Ada sedikit peristiwa yang menarik tentang khawarij, yaitu sebagai orang yang sering mengkafir-kafirkan dan menghalalkan darah orang munafik atau islam yang tidak menjalankan islam murni halal darahnya di cecerkan. Ketika pemikiran khawarij di jadikan sebagai sudut pandang atas pertistiwa penindasan orang-orang islam sebelum kemerdekaan, sebagian islam elit atau autokrasi yang di jadikan setir oleh orang belanda untuk menindas orang-orang kecil islam maupun bukan islam bisa di katakan orang islam elit tersebut sebagai seorang munafik dan halal darahnya di cecerkan. Akan tetapi di dalam sebuah riwayat juga mengatakan bahwa sudut pandang khawarij terhadap penindas islam kecil dapat di salahkan, karena orang islam yang munafik masih bisa di alihkan untuk menjadi islam yang murni.

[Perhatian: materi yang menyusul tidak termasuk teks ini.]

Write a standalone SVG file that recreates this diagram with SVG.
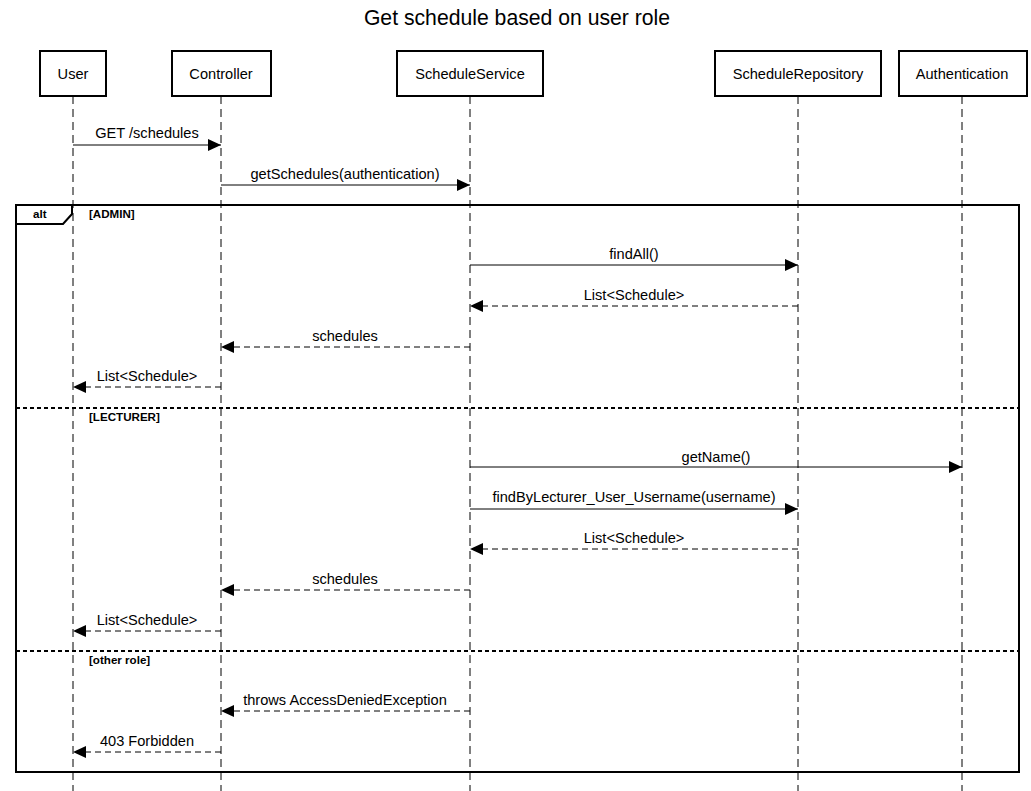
<svg xmlns="http://www.w3.org/2000/svg" width="1031" height="791" viewBox="0 0 1031 791">
<style>
text{font-family:"Liberation Sans",Arial,sans-serif;fill:#000}
.title{font-size:21.2px;text-anchor:middle}
.pt{font-size:14.6px;text-anchor:middle}
.ml{font-size:14.6px;text-anchor:middle}
.box{fill:#fff;stroke:#000;stroke-width:2}
.life{stroke:#000;stroke-width:1;stroke-dasharray:8 5;fill:none}
.msg{stroke:#000;stroke-width:1;fill:none}
.ret{stroke:#000;stroke-width:1;fill:none;stroke-dasharray:6 4}
.frame{fill:none;stroke:#000;stroke-width:2}
.div{stroke:#000;stroke-width:2;stroke-dasharray:4 3}
.guard{font-size:11.6px;font-weight:bold}
</style>
<defs>
<marker id="ah" markerWidth="13" markerHeight="12" refX="13" refY="6" orient="auto" markerUnits="userSpaceOnUse">
<path d="M0,0 L13,6 L0,12 Z" fill="#000"/>
</marker>
</defs>
<rect width="1031" height="791" fill="#fff"/>
<text class="title" x="517" y="25">Get schedule based on user role</text>

<g id="lifelines">
<line class="life" x1="73" y1="96" x2="73" y2="791"/>
<line class="life" x1="221" y1="96" x2="221" y2="791"/>
<line class="life" x1="470" y1="96" x2="470" y2="791"/>
<line class="life" x1="798" y1="96" x2="798" y2="791"/>
<line class="life" x1="962" y1="96" x2="962" y2="791"/>
</g>

<g id="p-user"><rect class="box" x="40" y="51" width="66" height="45"/><text class="pt" x="73" y="79">User</text></g>
<g id="p-controller"><rect class="box" x="172" y="51" width="99" height="45"/><text class="pt" x="221" y="79">Controller</text></g>
<g id="p-service"><rect class="box" x="397" y="51" width="146" height="45"/><text class="pt" x="470" y="79">ScheduleService</text></g>
<g id="p-repo"><rect class="box" x="715" y="51" width="166" height="45"/><text class="pt" x="798" y="79">ScheduleRepository</text></g>
<g id="p-auth"><rect class="box" x="899" y="51" width="128" height="45"/><text class="pt" x="962" y="79">Authentication</text></g>

<g id="alt-frame">
<rect class="frame" x="16" y="205" width="1003" height="567"/>
<path d="M16,224 L63,224 L72,214 L72,205" fill="none" stroke="#000" stroke-width="2"/>
<text x="33" y="218" style="font-size:11.6px;font-weight:bold">alt</text>
<text class="guard" x="89" y="218">[ADMIN]</text>
<line class="div" x1="16" y1="408" x2="1019" y2="408"/>
<text class="guard" x="89" y="421">[LECTURER]</text>
<line class="div" x1="16" y1="651" x2="1019" y2="651"/>
<text class="guard" x="89" y="664">[other role]</text>
</g>

<g id="connectors">
<line class="msg" x1="73" y1="145" x2="221" y2="145" marker-end="url(#ah)"/>
<text class="ml" x="147" y="138">GET /schedules</text>
<line class="msg" x1="221" y1="185" x2="470" y2="185" marker-end="url(#ah)"/>
<text class="ml" x="345" y="179">getSchedules(authentication)</text>

<line class="msg" x1="470" y1="265" x2="798" y2="265" marker-end="url(#ah)"/>
<text class="ml" x="634" y="259">findAll()</text>
<line class="ret" x1="798" y1="306" x2="470" y2="306" marker-end="url(#ah)"/>
<text class="ml" x="634" y="300">List&lt;Schedule&gt;</text>
<line class="ret" x1="470" y1="347" x2="221" y2="347" marker-end="url(#ah)"/>
<text class="ml" x="345" y="341">schedules</text>
<line class="ret" x1="221" y1="387" x2="73" y2="387" marker-end="url(#ah)"/>
<text class="ml" x="147" y="381">List&lt;Schedule&gt;</text>

<line class="msg" x1="470" y1="467" x2="962" y2="467" marker-end="url(#ah)"/>
<text class="ml" x="716" y="462">getName()</text>
<line class="msg" x1="470" y1="509" x2="798" y2="509" marker-end="url(#ah)"/>
<text class="ml" x="634" y="502">findByLecturer_User_Username(username)</text>
<line class="ret" x1="798" y1="549" x2="470" y2="549" marker-end="url(#ah)"/>
<text class="ml" x="634" y="543">List&lt;Schedule&gt;</text>
<line class="ret" x1="470" y1="590" x2="221" y2="590" marker-end="url(#ah)"/>
<text class="ml" x="345" y="584">schedules</text>
<line class="ret" x1="221" y1="631" x2="73" y2="631" marker-end="url(#ah)"/>
<text class="ml" x="147" y="625">List&lt;Schedule&gt;</text>

<line class="ret" x1="470" y1="711" x2="221" y2="711" marker-end="url(#ah)"/>
<text class="ml" x="345" y="705">throws AccessDeniedException</text>
<line class="ret" x1="221" y1="752" x2="73" y2="752" marker-end="url(#ah)"/>
<text class="ml" x="147" y="746">403 Forbidden</text>
</g>
</svg>
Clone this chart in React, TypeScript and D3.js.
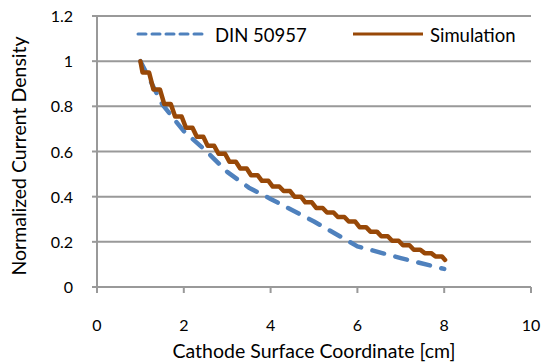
import React from 'react';
import * as d3 from 'd3';

const xTicks = [0, 2, 4, 6, 8, 10];
const yTicks = [0, 0.2, 0.4, 0.6, 0.8, 1, 1.2];
const yTickLabels = ['0', '0.2', '0.4', '0.6', '0.8', '1', '1.2'];
const seriesNames = ['DIN 50957', 'Simulation'];

const dinX = [1.0, 1.5, 2.0, 2.5, 3.0, 3.5, 4.0, 5.0, 6.0, 7.0, 8.0];
const dinY = [1.0, 0.81, 0.69, 0.605, 0.51, 0.44, 0.39, 0.29, 0.18, 0.128, 0.08];

const simX = [1.0, 1.05, 1.2, 1.3, 1.45, 1.55, 1.7, 1.8, 1.95, 2.05, 2.2, 2.3, 2.45, 2.55, 2.7,
  2.8, 2.95, 3.05, 3.2, 3.3, 3.45, 3.55, 3.7, 3.8, 3.95, 4.05, 4.2, 4.3, 4.45, 4.55, 4.7,
  4.8, 4.95, 5.05, 5.2, 5.3, 5.45, 5.55, 5.7, 5.8, 5.95, 6.05, 6.2, 6.3, 6.45, 6.55, 6.7,
  6.8, 6.95, 7.05, 7.2, 7.3, 7.45, 7.55, 7.7, 7.8, 7.95, 8.02];
const simY = [1.0, 0.95, 0.95, 0.875, 0.875, 0.81, 0.81, 0.755, 0.755, 0.705, 0.705, 0.665, 0.665, 0.625, 0.625,
  0.59, 0.59, 0.555, 0.555, 0.525, 0.525, 0.495, 0.495, 0.47, 0.47, 0.445, 0.445, 0.425, 0.425, 0.4, 0.4,
  0.375, 0.375, 0.35, 0.35, 0.33, 0.33, 0.31, 0.31, 0.29, 0.29, 0.265, 0.265, 0.245, 0.245, 0.225, 0.225,
  0.205, 0.205, 0.185, 0.185, 0.165, 0.165, 0.15, 0.15, 0.135, 0.135, 0.12];

const FONT = "Lato, 'Open Sans', sans-serif";
const BLUE = '#4f81bd';
const BROWN = '#984807';
const GRID = '#999999';

export default function App() {
  const W = 542, H = 362;
  const x = d3.scaleLinear().domain([0, 10]).range([97, 531]);
  const y = d3.scaleLinear().domain([0, 1.2]).range([287, 16]);
  const line = d3.line<[number, number]>().x(d => x(d[0])).y(d => y(d[1]));
  const dinPts = dinX.map((v, i) => [v, dinY[i]] as [number, number]);
  const simPts = simX.map((v, i) => [v, simY[i]] as [number, number]);
  const [x0, x1] = x.range();

  return (
    <svg width={W} height={H} style={{ position: 'absolute', left: 0, top: 0, background: '#fff' }}
      fontFamily={FONT}>
      <rect width={W} height={H} fill="#fff" />
      {yTicks.map(t => (
        <line key={'g' + t} x1={x0} x2={x1} y1={y(t)} y2={y(t)} stroke={GRID} strokeWidth={2} />
      ))}
      {yTicks.map(t => (
        <line key={'yt' + t} x1={x0 - 5} x2={x0} y1={y(t)} y2={y(t)} stroke={GRID} strokeWidth={2} />
      ))}
      <line x1={x0} x2={x0} y1={y(1.2)} y2={y(0) + 1} stroke={GRID} strokeWidth={2} />
      {xTicks.map(t => (
        <line key={'xt' + t} x1={x(t)} x2={x(t)} y1={y(0)} y2={y(0) + 6} stroke={GRID} strokeWidth={2} />
      ))}
      {yTicks.map((t, i) => (
        <text key={'yl' + t} x={73} y={y(t) + 6} textAnchor="end" fontSize={16} fill="#000">{yTickLabels[i]}</text>
      ))}
      {xTicks.map(t => (
        <text key={'xl' + t} x={x(t)} y={330.5} textAnchor="middle" fontSize={16} fill="#000">{t}</text>
      ))}
      <text x={(x0 + x1) / 2} y={358} textAnchor="middle" fontSize={19.5} fill="#000">Cathode Surface Coordinate [cm]</text>
      <text transform={`translate(26,156) rotate(-90)`} textAnchor="middle" fontSize={19.5} fill="#000">Normalized Current Density</text>

      <path d={line(dinPts) || ''} fill="none" stroke={BLUE} strokeWidth={4.5} strokeDasharray="12 11.7"
        strokeLinecap="round" strokeLinejoin="round" />
      <path d={line(simPts) || ''} fill="none" stroke={BROWN} strokeWidth={4.5}
        strokeLinecap="round" strokeLinejoin="round" />

      <line x1={138} x2={202} y1={34} y2={34} stroke={BLUE} strokeWidth={3} strokeDasharray="8 6" strokeLinecap="round" />
      <text x={215} y={41.5} fontSize={18.5} fill="#000">{seriesNames[0]}</text>
      <line x1={353} x2={423} y1={34} y2={34} stroke={BROWN} strokeWidth={3} />
      <text x={430} y={41.5} fontSize={18.5} fill="#000">{seriesNames[1]}</text>
    </svg>
  );
}
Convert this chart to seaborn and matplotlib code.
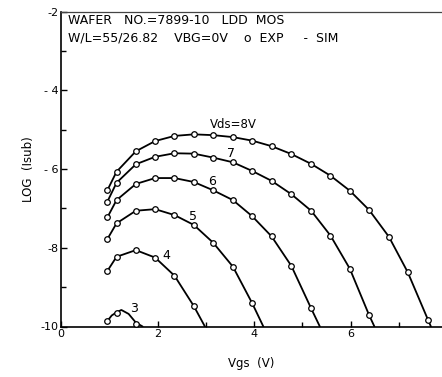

Akan tetapi penindasan yang terjadi pada orang-orang islam kecil, petut untuk di lawan dan di musnahkan. Seperti yang di lakukan oleh H. Misbach, seorang islam kiri yang menantang keras adanya penindasan dengan melalui tulisan-tulisan dan pengerahan kepada rakyat islam kecil, kembali lagi ke sahabat. Sehingga banyak yang perlu di jadikan renungan serta refleksi dari kisah seorang sahabat tersebut, bahwa peperangan antara sahabat yang menginspirasi umat islam sekarang ini lalu terpecah belah dan saling mengklaim kebenaran, yang sesungguhnya kebenaran sejati hanya ada pada tuhan pencipta semesta dan penyebab segala sesuatu.